» WHAT IS ASKED
Print the listing from its top line through the line containing "const yTitle = 'COP';", nothing more, and leave out the pictures.

» SUPPLIED DATA
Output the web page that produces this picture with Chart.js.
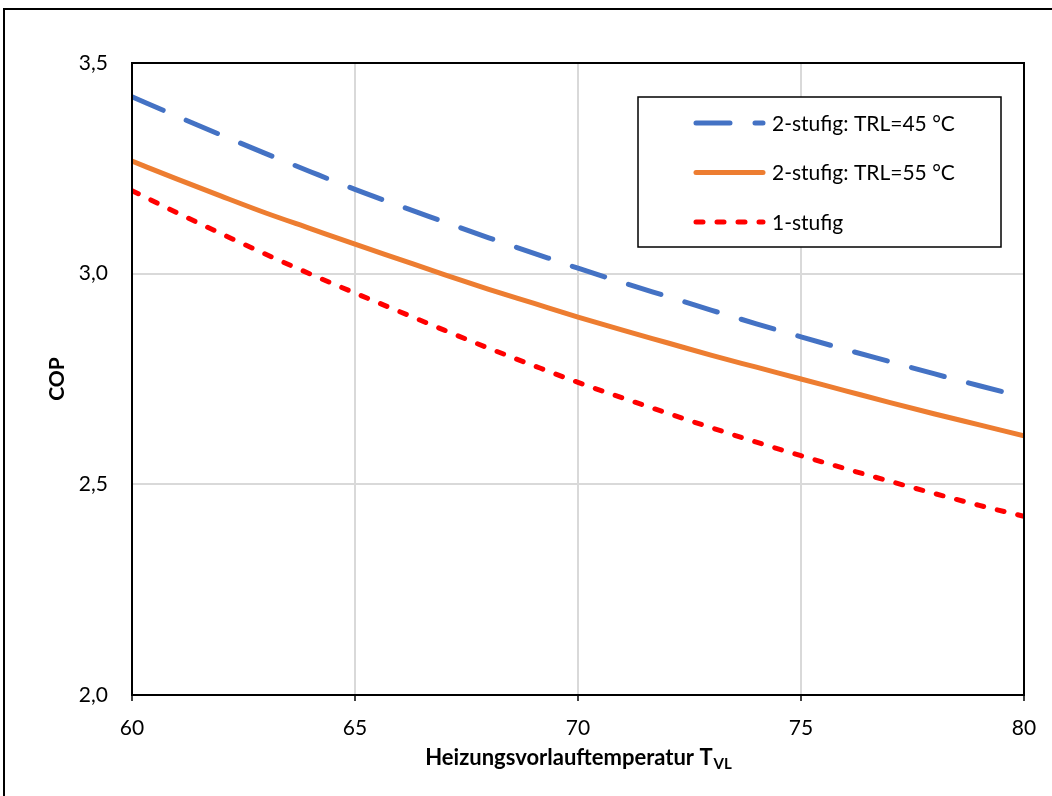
<!DOCTYPE html>
<html>
<head>
<meta charset="utf-8">
<script src="https://cdn.jsdelivr.net/npm/chart.js@4.4.1/dist/chart.umd.min.js"></script>
<style>
  html, body { margin: 0; padding: 0; background: #fff; }
  #wrap { position: relative; width: 1052px; height: 796px; }
</style>
</head>
<body>
<div id="wrap"><canvas id="c" width="1052" height="796"></canvas></div>
<script>
// ---- data ----
const temperatures = [60,61,62,63,64,65,66,67,68,69,70,71,72,73,74,75,76,77,78,79,80];
const copTRL45 = [3.420,3.374,3.329,3.285,3.242,3.200,3.161,3.123,3.085,3.049,3.013,2.979,2.946,2.913,2.881,2.850,2.820,2.791,2.762,2.734,2.707];
const copTRL55 = [3.267,3.225,3.184,3.144,3.107,3.070,3.034,2.998,2.963,2.930,2.897,2.866,2.836,2.806,2.778,2.750,2.722,2.694,2.667,2.641,2.615];
const cop1stufig = [3.197,3.145,3.095,3.046,2.999,2.954,2.910,2.866,2.823,2.782,2.742,2.705,2.669,2.634,2.600,2.568,2.537,2.507,2.478,2.450,2.424];
const seriesLabels = ['2-stufig: TRL=45 °C', '2-stufig: TRL=55 °C', '1-stufig'];
const xTitle = 'Heizungsvorlauftemperatur T';
const xTitleSub = 'VL';
const yTitle = 'COP';

const FONT = 'Lato';
const toPts = arr => arr.map((v, i) => ({ x: temperatures[i], y: v }));

const framePlugin = {
  id: 'frame',
  afterDraw(chart) {
    const ctx = chart.ctx;
    const a = chart.chartArea;
    ctx.save();
    // outer frame
    ctx.strokeStyle = '#000';
    ctx.lineWidth = 2;
    ctx.beginPath();
    ctx.moveTo(4, 900);
    ctx.lineTo(4, 9);
    ctx.lineTo(1100, 9);
    ctx.stroke();
    // plot border
    ctx.lineWidth = 2;
    ctx.strokeRect(a.left, a.top, a.right - a.left, a.bottom - a.top);

    // x axis title with subscript
    ctx.fillStyle = '#000';
    ctx.textBaseline = 'alphabetic';
    ctx.textAlign = 'left';
    const mainFont = 'bold 22px ' + FONT;
    const subFont = 'bold 15px ' + FONT;
    ctx.font = mainFont;
    const w1 = ctx.measureText(xTitle).width;
    ctx.font = subFont;
    const w2 = ctx.measureText(xTitleSub).width;
    const cx = (a.left + a.right) / 2;
    let x0 = cx - (w1 + w2) / 2;
    ctx.font = mainFont;
    ctx.fillText(xTitle, x0, 765);
    ctx.font = subFont;
    ctx.fillText(xTitleSub, x0 + w1 + 1, 769);

    // legend box
    const bx = 638, by = 97, bw = 363, bh = 150;
    ctx.fillStyle = '#fff';
    ctx.fillRect(bx, by, bw, bh);
    ctx.strokeStyle = '#000';
    ctx.lineWidth = 1.5;
    ctx.strokeRect(bx, by, bw, bh);
    chart.data.datasets.forEach((ds, i) => {
      const y = 123 + i * 49.5;
      ctx.save();
      ctx.strokeStyle = ds.borderColor;
      ctx.lineWidth = ds.borderWidth;
      ctx.lineCap = 'round';
      ctx.setLineDash(ds.borderDash || []);
      ctx.beginPath();
      ctx.moveTo(696, y);
      ctx.lineTo(763, y);
      ctx.stroke();
      ctx.restore();
      ctx.fillStyle = '#000';
      ctx.font = '21px ' + FONT;
      ctx.textBaseline = 'middle';
      ctx.fillText(ds.label, 772, y + 1);
    });
    ctx.restore();
  }
};

new Chart(document.getElementById('c'), {
  type: 'line',
  data: {
    datasets: [
      { label: seriesLabels[0], data: toPts(copTRL45), borderColor: '#4472C4', borderWidth: 5,
        borderDash: [34, 25], borderCapStyle: 'round', pointRadius: 0, cubicInterpolationMode: 'monotone', fill: false },
      { label: seriesLabels[1], data: toPts(copTRL55), borderColor: '#ED7D31', borderWidth: 5,
        borderCapStyle: 'round', pointRadius: 0, cubicInterpolationMode: 'monotone', fill: false },
      { label: seriesLabels[2], data: toPts(cop1stufig), borderColor: '#FF0000', borderWidth: 5,
        borderDash: [7, 14], borderCapStyle: 'round', pointRadius: 0, cubicInterpolationMode: 'monotone', fill: false }
    ]
  },
  options: {
    responsive: false,
    animation: false,
    layout: { padding: { top: 63, right: 28, left: 0, bottom: 0 } },
    plugins: { legend: { display: false }, tooltip: { enabled: false } },
    scales: {
      x: {
        type: 'linear', min: 60, max: 80,
        ticks: { stepSize: 5, color: '#000', font: { family: FONT, size: 21 }, padding: 15, maxRotation: 0 },
        grid: { color: '#d9d9d9', lineWidth: 2, tickLength: 6, tickColor: '#000', tickWidth: 1.5 },
        border: { display: true, color: '#000', width: 2 },
        afterFit(s) { s.height = 101; }
      },
      y: {
        type: 'linear', min: 2, max: 3.5,
        ticks: { stepSize: 0.5, color: '#000', font: { family: FONT, size: 21 }, padding: 24,
          callback: v => v.toFixed(1).replace('.', ',') },
        grid: { color: '#d9d9d9', lineWidth: 2, drawTicks: false },
        border: { display: true, color: '#000', width: 2 },
        title: { display: true, text: yTitle, color: '#000', font: { family: FONT, size: 21, weight: 'bold' }, padding: { top: 45, bottom: 0 } },
        afterFit(s) { s.width = 132; }
      }
    }
  },
  plugins: [framePlugin]
});
</script>
</body>
</html>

» RESPONSE
Output the web page that produces this picture with Chart.js.
<!DOCTYPE html>
<html>
<head>
<meta charset="utf-8">
<script src="https://cdn.jsdelivr.net/npm/chart.js@4.4.1/dist/chart.umd.min.js"></script>
<style>
  html, body { margin: 0; padding: 0; background: #fff; }
  #wrap { position: relative; width: 1052px; height: 796px; }
</style>
</head>
<body>
<div id="wrap"><canvas id="c" width="1052" height="796"></canvas></div>
<script>
// ---- data ----
const temperatures = [60,61,62,63,64,65,66,67,68,69,70,71,72,73,74,75,76,77,78,79,80];
const copTRL45 = [3.420,3.374,3.329,3.285,3.242,3.200,3.161,3.123,3.085,3.049,3.013,2.979,2.946,2.913,2.881,2.850,2.820,2.791,2.762,2.734,2.707];
const copTRL55 = [3.267,3.225,3.184,3.144,3.107,3.070,3.034,2.998,2.963,2.930,2.897,2.866,2.836,2.806,2.778,2.750,2.722,2.694,2.667,2.641,2.615];
const cop1stufig = [3.197,3.145,3.095,3.046,2.999,2.954,2.910,2.866,2.823,2.782,2.742,2.705,2.669,2.634,2.600,2.568,2.537,2.507,2.478,2.450,2.424];
const seriesLabels = ['2-stufig: TRL=45 °C', '2-stufig: TRL=55 °C', '1-stufig'];
const xTitle = 'Heizungsvorlauftemperatur T';
const xTitleSub = 'VL';
const yTitle = 'COP';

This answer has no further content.